「実行・交渉フェーズ」では、トップ面談が行われる
<売り手企業オーナー>
買収に関心を示す会社が見つかれば、買い手候補企業との折衝が始まります。通常、先方は「インフォメーション・メモランダム」等である程度内容を理解していますので、それを基に突っ込んだ質問がくるケースが多いです。
質疑応答を繰り返し、買収に前向きの場合、社長どうしの面談=トップ面談の要請が来ますので、真摯に対応するようにしましょう。その際、買い手候補企業経営者をしっかり観察し、自社を任せられる人かどうか、経営に関する考え方等を把握するようにしましょう。

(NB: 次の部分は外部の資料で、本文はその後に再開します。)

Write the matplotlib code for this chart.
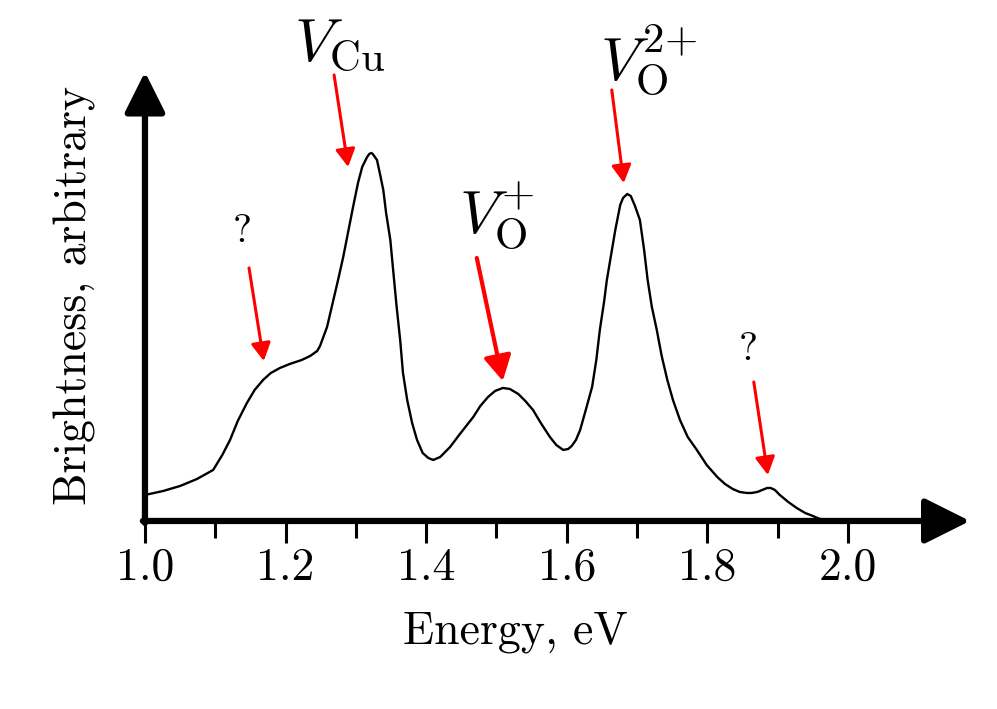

その一方、譲渡した場合の手取り金額やスキームの精査をしておきます。買い手候補企業が価格を含めた買収意向を固めると、「意向表明」をしてきます。買い手候補企業経営者の考え方や条件等に納得できれば「基本合意」へと進み、その後、デューデリジェンス(企業価値の査定やリスクなどを調査する作業のこと)対応へと進んでいきます。
<買い手企業経営者>
開示された資料を基に検討を進めますが、疑問点や不明点はどんどん質問を投げかけましょう。買収に前向きとなれば、売り手企業オーナーとの面談を申し込みます。売り手企業オーナーの「人となり」や考え方、会社内や現場、工場などを案内してもらい、社風なども把握するように努めましょう。
そして買収の意向を固めたら意向表明を行います。ここで、買収価格等の主な条件を伝えます。売り手企業オーナーが承諾すれば「基本合意」契約、その後、デューデリジェンスへと進みます。
「クロージングフェーズ」で、双方の合意でM&A成立
<売り手企業オーナー>
デューデリジェンスを経て最終的な条件を提示してきますので、納得がいけば最終契約、クロージングへと進みます。なお、クロージングとは、株式譲渡や事業譲渡の引渡し手続きと譲渡代金の支払い手続きにより、M&Aが完了する最後の手続きのことです。
<買い手企業経営者>
デューデリジェンスの結果を踏まえ、買収するのか、あるいは止めるのかを判断します。買収するのであれば、最終的な条件を提示し、売り手企業オーナーと合意できれば最終契約を締結、クロージングへ進みます。
売り手企業オーナーはここで終了しますが、買い手企業経営者にはまだやることが残っています。それは、「PMI」と呼ばれる工程です。
PMIとは、Post Merger Integrationの略で、M&A成立後の統合プロセスのことを指します。買収後の経営戦略や経営管理体制、人事労務面での見直し等、早期に成果を発揮するために必要な施策を打っていくプロセスです。子会社化して当面は自主性を重んじる場合はともかく、事業譲渡等で自社と統合していく場合はとても重要です。
「売り手企業」「買い手企業」それぞれで重要なこと
ここまでM&Aの一般的なプロセスを見てきました。一連の動きの中で、売り手企業オーナーにとって重要な点をお伝えします。それは、「情報管理」です。M&Aは会社の最高機密情報です。知っている人は最小限でなければなりません。社員、取引先、取引銀行等、誰にどのタイミングで開示するかは慎重に検討すべき事項です。
さらに、売り手企業オーナー、買い手ともに大切な点をお伝えします。それは「クイックレスポンス」「誠実さ」「綿密なコミュニケーション」の3点です。相手からの質問に対してはできる限り早く回答する、誠実に嘘偽りのない対応をすることがとても大切です。
M&Aは「勘定」と「感情」です。もちろん、勘定は金額のことですから当然ですが、それと同じくらいに感情が大切です。
なかなか質問の答えが返ってこない、要請した資料が出てこないでは信頼関係が構築できず前に進むことはできません。筆者も、ちょっとしたボタンの掛け違いでM&Aが破談した例をいくつも見てきました。ましてや、都合の悪い情報を隠していたとなれば、不信感が募り、破談になります。
また、依頼したFAにスピード感が欠けていたり、コミュニケーションに難があれば売り手企業オーナー、買い手企業経営者に原因がなくとも上手くいかないでしょう。その場合はFAを替えることも検討してください。
人間だけが持つ「感情」を意識し、相手からの依頼にはできる限りスピーディーに、誠実に対応するように心掛けましょう。